So in event anyone ever comes across this and wants a easy compare method that can be used in many scenarios.
Doesn't matter if it is UPPERCASE or lowercase. A-Z and a-z.
bool vowel = ((1 << letter) & 2130466) != 0;
This is the easiest way I could think of. I tested this in C++ and on a 64bit PC so results may differ but basically there's only 32 bits available in a "32 bit integer" as such bit 64 and bit 32 get removed and you are left with a value from 1 - 26 when performing the "<< letter".
If you don't understand how bits work sorry i'm not going go super in depth but the technique of
1 << N is the same thing as 2^N power or creating a power of two.
So when we do 1 << N & X we checking if X contains the power of two that creates our vowel is located in this value 2130466. If the result doesn't equal 0 then it was successfully a vowel.

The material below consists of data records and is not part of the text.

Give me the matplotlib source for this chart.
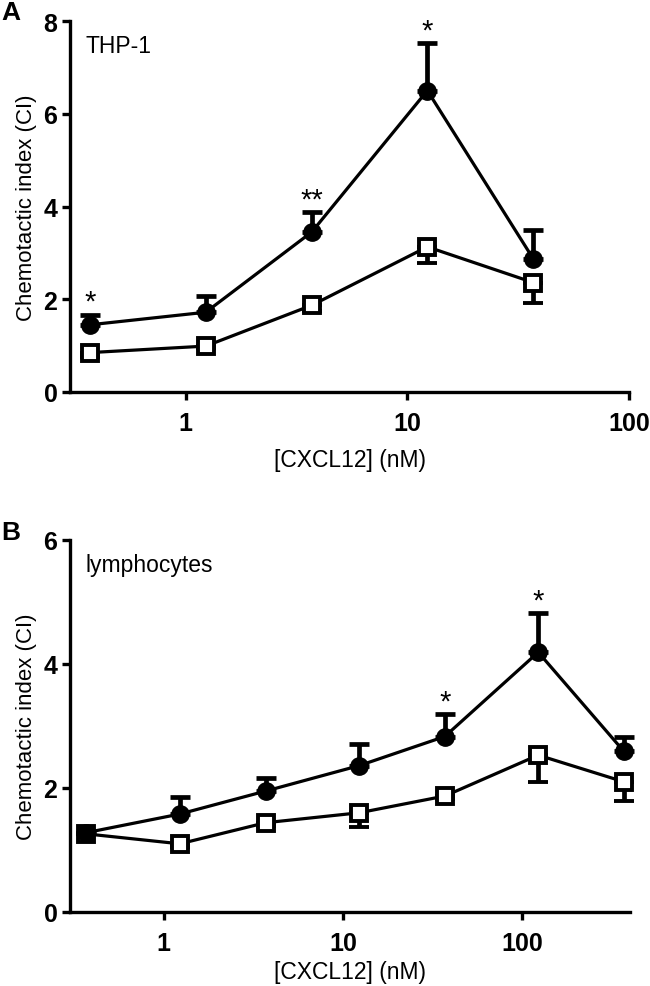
import matplotlib
matplotlib.use("Agg")
import matplotlib.pyplot as plt
import numpy as np

# ---------------- data ----------------
conc_a = [0.37, 1.23, 3.7, 12.3, 37]
thp_filled = [1.45, 1.72, 3.45, 6.50, 2.87]
thp_filled_err = [0.22, 0.35, 0.43, 1.03, 0.63]
thp_open = [0.85, 0.99, 1.87, 3.13, 2.36]
thp_open_err = [0.10, 0.05, 0.12, 0.35, 0.45]
thp_stars = ["*", "", "**", "*", ""]

conc_b = [0.37, 1.23, 3.7, 12.3, 37, 123, 370]
lym_filled = [1.28, 1.58, 1.95, 2.36, 2.83, 4.19, 2.59]
lym_filled_err = [0.0, 0.27, 0.21, 0.35, 0.36, 0.63, 0.24]
lym_open = [1.26, 1.10, 1.44, 1.60, 1.87, 2.53, 2.10]
lym_open_err = [0.0, 0.05, 0.05, 0.23, 0.05, 0.43, 0.31]
lym_stars = ["", "", "", "", "*", "*", ""]

xlabel = "[CXCL12] (nM)"
ylabel = "Chemotactic index (CI)"

# ---------------- style ----------------
REG = ["Liberation Sans", "DejaVu Sans"]
NARROW = ["Liberation Sans Narrow", "Liberation Sans", "DejaVu Sans"]
LW = 2.3

fig = plt.figure(figsize=(6.5, 9.87), dpi=100)
axA = fig.add_axes([70/650, 1-393/987, (629-70)/650, (393-22)/987])
axB = fig.add_axes([70/650, 1-913/987, (630-70)/650, (913-541)/987])


def draw(ax, x, yf, ef, yo, eo, stars, xlim, ylim, yticks, name, xpad):
    zeros_f = np.zeros(len(yf))
    zeros_o = np.zeros(len(yo))
    ax.errorbar(x, yo, yerr=[eo, zeros_o], color="black", lw=LW,
                marker="s", ms=11.5, mfc="white", mec="black", mew=2.8,
                capsize=7.5, capthick=3.4, elinewidth=3.4, zorder=3)
    ax.errorbar(x, yf, yerr=[zeros_f, ef], color="black", lw=LW,
                marker="o", ms=12.5, mfc="black", mec="black",
                capsize=7.5, capthick=3.4, elinewidth=3.4, zorder=4)
    for xi, yi, ei, s in zip(x, yf, ef, stars):
        if s:
            ax.annotate(s, (xi, yi + ei), xytext=(0, -1), textcoords="offset points",
                        ha="center", va="bottom", fontsize=21, family=REG)
    ax.set_xscale("log")
    ax.set_xlim(*xlim)
    ax.set_ylim(*ylim)
    ax.set_yticks(yticks)
    ax.xaxis.set_major_locator(matplotlib.ticker.FixedLocator([1, 10, 100]))
    ax.xaxis.set_minor_locator(matplotlib.ticker.NullLocator())
    ax.xaxis.set_major_formatter(matplotlib.ticker.FixedFormatter(["1", "10", "100"]))
    for sp in ["top", "right"]:
        ax.spines[sp].set_visible(False)
    for sp in ["left", "bottom"]:
        ax.spines[sp].set_linewidth(2.4)
    ax.tick_params(axis="both", which="major", direction="out", length=6,
                   width=2.4, labelsize=18, pad=3)
    ax.tick_params(axis="x", pad=8)
    for lab in ax.get_xticklabels() + ax.get_yticklabels():
        lab.set_fontweight("bold")
        lab.set_family(NARROW)
    ax.set_xlabel(xlabel, fontsize=16.5, family=REG, labelpad=xpad)
    ax.set_ylabel(ylabel, fontsize=16, family=REG, labelpad=5)
    ax.text(0.027, 0.965, name, transform=ax.transAxes, fontsize=16.5,
            family=REG, va="top", ha="left")
    for art in ax.get_children():
        try:
            art.set_clip_on(False)
        except Exception:
            pass


draw(axA, conc_a, thp_filled, thp_filled_err, thp_open, thp_open_err, thp_stars,
     (0.3, 100), (0, 8), [0, 2, 4, 6, 8], "THP-1", 9)
draw(axB, conc_b, lym_filled, lym_filled_err, lym_open, lym_open_err, lym_stars,
     (0.3, 400), (0, 6), [0, 2, 4, 6], "lymphocytes", 3)

fig.text(1/650, 1-1/987, "A", fontsize=19, fontweight="bold", family=REG, va="top", ha="left")
fig.text(1/650, 1-521/987, "B", fontsize=19, fontweight="bold", family=REG, va="top", ha="left")

fig.savefig("out.png", dpi=100)
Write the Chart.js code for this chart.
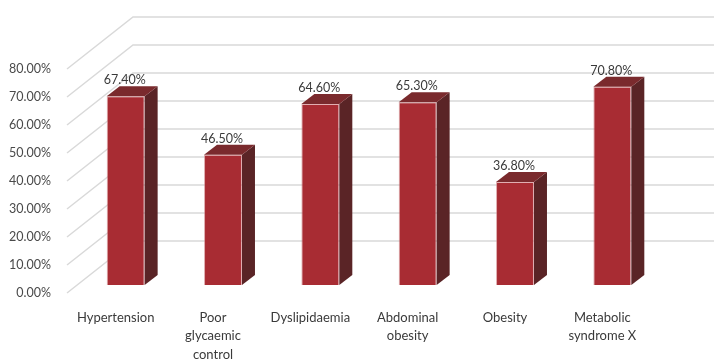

This situation can apply to anything you use bits for and even values larger then 32 for an index will work in this case so long as the range of values is 0 to 31. So like the letters as mentioned before might be 65-90 or 97-122 but since but we keep remove 32 until we are left with a remainder ranging from 1-26. The remainder isn't how it actually works, but it gives you an idea of the process.
Something to keep in mind if you have no guarantee on the incoming letters it to check if the letter is below 'A' or above 'u'. As the results will always be false anyways.
For example teh following will return a false vowel positive. "!" exclamation point is value 33 and it will provide the same bit value as 'A' or 'a' would.